>> BEGIN Data section

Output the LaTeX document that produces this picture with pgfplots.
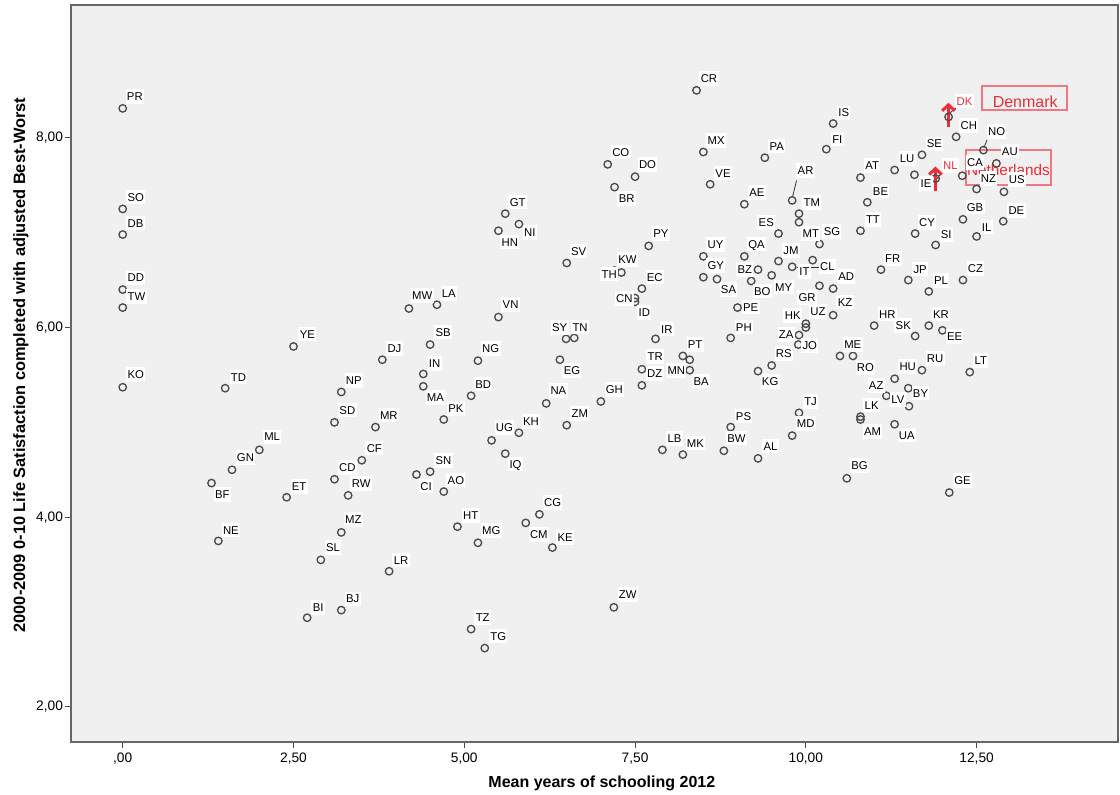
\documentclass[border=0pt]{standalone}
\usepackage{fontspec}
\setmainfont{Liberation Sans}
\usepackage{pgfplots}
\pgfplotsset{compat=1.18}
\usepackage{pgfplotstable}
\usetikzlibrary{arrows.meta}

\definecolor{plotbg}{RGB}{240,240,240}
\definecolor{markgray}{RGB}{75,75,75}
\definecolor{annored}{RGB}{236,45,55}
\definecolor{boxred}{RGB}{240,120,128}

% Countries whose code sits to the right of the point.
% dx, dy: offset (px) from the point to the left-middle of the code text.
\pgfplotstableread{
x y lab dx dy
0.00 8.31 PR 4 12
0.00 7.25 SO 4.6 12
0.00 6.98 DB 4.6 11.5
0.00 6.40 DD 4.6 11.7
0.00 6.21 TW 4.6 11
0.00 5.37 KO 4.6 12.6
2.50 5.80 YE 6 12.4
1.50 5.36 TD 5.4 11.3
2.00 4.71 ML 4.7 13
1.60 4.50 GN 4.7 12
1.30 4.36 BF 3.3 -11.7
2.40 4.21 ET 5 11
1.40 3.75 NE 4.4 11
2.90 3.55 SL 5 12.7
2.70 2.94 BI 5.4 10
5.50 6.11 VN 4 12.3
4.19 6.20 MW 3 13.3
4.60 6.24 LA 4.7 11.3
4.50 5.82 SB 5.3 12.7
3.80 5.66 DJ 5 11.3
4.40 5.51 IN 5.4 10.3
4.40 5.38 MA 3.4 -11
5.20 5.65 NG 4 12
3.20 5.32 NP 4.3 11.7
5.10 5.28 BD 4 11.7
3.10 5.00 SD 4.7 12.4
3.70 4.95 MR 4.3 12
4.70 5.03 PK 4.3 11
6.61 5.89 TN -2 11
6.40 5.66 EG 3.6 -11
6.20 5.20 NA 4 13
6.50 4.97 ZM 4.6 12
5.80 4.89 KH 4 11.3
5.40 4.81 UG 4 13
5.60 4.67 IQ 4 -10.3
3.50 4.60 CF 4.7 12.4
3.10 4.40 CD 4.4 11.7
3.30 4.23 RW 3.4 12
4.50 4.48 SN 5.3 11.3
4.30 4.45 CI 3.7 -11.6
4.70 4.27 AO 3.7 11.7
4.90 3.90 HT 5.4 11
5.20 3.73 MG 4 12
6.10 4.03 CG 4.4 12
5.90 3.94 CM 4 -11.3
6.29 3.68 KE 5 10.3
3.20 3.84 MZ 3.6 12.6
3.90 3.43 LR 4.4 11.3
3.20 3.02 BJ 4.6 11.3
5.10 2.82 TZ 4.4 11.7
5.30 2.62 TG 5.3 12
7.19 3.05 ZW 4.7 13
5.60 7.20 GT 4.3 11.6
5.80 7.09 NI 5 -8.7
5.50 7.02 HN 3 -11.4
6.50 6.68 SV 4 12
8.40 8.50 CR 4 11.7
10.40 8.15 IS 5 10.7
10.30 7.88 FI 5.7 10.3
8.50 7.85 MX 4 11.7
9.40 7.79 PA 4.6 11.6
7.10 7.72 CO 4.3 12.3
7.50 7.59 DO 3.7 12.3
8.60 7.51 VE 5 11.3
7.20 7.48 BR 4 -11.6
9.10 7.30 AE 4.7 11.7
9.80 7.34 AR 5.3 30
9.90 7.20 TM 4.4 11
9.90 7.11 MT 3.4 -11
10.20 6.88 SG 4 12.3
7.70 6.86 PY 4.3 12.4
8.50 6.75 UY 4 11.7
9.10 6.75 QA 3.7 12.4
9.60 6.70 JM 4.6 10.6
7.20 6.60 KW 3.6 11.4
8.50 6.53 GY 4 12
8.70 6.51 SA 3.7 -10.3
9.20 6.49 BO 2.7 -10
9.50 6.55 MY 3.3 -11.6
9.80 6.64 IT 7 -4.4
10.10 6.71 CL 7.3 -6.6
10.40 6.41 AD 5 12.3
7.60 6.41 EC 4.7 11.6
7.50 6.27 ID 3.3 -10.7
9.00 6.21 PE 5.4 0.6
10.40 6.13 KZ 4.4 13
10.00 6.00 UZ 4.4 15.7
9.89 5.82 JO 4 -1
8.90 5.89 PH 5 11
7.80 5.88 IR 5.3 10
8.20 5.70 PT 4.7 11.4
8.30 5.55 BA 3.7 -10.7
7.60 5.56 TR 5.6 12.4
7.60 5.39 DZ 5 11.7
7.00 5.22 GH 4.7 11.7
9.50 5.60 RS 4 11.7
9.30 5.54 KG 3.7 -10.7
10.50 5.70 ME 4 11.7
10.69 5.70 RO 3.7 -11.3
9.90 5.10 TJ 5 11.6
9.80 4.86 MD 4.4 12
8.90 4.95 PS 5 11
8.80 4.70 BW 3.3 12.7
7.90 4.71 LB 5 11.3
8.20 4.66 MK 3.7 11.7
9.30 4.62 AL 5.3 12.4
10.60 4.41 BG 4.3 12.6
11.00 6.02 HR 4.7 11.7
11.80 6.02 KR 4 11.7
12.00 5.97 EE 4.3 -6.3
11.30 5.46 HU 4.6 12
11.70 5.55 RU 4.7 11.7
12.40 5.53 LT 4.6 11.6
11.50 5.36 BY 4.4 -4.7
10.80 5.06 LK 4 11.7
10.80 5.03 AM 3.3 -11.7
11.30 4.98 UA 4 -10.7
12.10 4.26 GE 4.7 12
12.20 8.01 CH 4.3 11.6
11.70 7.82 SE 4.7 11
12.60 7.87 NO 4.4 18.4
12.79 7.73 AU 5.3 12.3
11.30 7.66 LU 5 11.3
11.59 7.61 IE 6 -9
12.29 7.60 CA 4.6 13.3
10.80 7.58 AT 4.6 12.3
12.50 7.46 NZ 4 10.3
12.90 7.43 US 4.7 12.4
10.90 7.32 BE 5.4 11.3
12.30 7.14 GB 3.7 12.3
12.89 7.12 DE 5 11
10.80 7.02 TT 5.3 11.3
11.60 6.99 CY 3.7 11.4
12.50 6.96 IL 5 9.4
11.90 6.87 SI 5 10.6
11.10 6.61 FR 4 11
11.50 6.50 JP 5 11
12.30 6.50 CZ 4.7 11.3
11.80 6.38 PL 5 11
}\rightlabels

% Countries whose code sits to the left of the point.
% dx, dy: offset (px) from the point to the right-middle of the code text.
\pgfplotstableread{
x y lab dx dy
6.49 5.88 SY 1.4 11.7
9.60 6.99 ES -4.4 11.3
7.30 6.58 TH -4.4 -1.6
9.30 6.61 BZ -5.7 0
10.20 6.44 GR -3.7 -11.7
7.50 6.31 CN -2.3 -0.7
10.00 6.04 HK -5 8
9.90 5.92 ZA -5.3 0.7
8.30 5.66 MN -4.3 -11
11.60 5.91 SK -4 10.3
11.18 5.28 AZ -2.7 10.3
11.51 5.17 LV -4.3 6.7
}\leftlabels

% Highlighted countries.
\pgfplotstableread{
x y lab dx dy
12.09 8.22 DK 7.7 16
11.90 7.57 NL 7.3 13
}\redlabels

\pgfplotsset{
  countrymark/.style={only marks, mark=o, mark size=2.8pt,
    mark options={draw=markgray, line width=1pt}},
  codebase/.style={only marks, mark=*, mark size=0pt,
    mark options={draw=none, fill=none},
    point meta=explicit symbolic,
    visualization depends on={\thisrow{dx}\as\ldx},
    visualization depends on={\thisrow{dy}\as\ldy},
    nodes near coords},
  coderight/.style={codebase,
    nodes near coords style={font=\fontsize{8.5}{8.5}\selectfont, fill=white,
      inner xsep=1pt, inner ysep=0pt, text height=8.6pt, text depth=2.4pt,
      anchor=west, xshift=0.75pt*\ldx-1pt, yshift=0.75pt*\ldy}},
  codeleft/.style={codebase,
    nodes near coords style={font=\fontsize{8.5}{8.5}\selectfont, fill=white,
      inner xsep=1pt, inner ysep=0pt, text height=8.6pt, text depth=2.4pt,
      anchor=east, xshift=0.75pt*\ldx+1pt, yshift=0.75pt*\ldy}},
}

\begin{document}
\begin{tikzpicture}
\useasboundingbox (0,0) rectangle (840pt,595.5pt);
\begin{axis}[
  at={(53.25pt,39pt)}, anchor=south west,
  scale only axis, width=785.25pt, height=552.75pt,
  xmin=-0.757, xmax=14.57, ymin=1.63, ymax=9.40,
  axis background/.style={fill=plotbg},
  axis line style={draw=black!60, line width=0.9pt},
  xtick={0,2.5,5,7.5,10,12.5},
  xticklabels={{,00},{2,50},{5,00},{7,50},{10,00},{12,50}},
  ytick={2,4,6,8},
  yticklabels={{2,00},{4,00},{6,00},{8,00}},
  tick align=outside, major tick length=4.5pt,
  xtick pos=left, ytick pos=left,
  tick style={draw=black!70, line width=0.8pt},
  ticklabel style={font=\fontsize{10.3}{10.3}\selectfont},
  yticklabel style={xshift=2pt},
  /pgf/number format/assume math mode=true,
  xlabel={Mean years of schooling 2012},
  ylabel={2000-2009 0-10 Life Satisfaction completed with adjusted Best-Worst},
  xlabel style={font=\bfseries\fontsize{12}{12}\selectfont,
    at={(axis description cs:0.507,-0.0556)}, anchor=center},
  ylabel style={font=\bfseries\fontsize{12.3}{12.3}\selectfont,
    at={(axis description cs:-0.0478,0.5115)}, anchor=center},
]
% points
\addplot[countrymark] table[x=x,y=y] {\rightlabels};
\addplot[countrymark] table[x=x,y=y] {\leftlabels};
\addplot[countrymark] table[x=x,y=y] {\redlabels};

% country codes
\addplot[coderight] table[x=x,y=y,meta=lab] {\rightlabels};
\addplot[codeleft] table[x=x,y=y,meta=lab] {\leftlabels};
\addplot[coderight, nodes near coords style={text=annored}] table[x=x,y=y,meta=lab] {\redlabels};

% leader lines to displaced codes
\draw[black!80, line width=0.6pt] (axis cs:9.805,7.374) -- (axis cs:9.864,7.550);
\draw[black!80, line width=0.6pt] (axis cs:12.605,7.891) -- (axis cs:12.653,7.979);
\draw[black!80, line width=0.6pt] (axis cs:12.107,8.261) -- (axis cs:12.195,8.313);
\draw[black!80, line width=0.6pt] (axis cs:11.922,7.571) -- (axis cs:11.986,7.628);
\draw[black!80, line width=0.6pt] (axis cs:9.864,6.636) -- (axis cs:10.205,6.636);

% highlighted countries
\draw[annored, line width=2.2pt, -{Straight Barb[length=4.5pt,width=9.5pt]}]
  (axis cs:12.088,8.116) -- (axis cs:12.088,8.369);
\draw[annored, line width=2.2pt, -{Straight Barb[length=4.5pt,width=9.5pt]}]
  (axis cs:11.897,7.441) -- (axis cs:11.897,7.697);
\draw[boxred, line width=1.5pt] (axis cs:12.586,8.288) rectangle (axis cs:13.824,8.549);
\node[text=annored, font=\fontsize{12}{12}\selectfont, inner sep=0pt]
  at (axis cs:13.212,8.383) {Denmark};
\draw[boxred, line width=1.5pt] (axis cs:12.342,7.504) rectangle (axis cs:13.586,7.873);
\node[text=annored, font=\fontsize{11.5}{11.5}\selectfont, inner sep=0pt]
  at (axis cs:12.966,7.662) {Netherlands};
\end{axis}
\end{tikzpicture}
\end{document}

>> END Data section

Copy each line containing the word "with" from the data.

• [Written solution]
Output the LaTeX document that produces this picture with pgfplots.
  ylabel={2000-2009 0-10 Life Satisfaction completed with adjusted Best-Worst},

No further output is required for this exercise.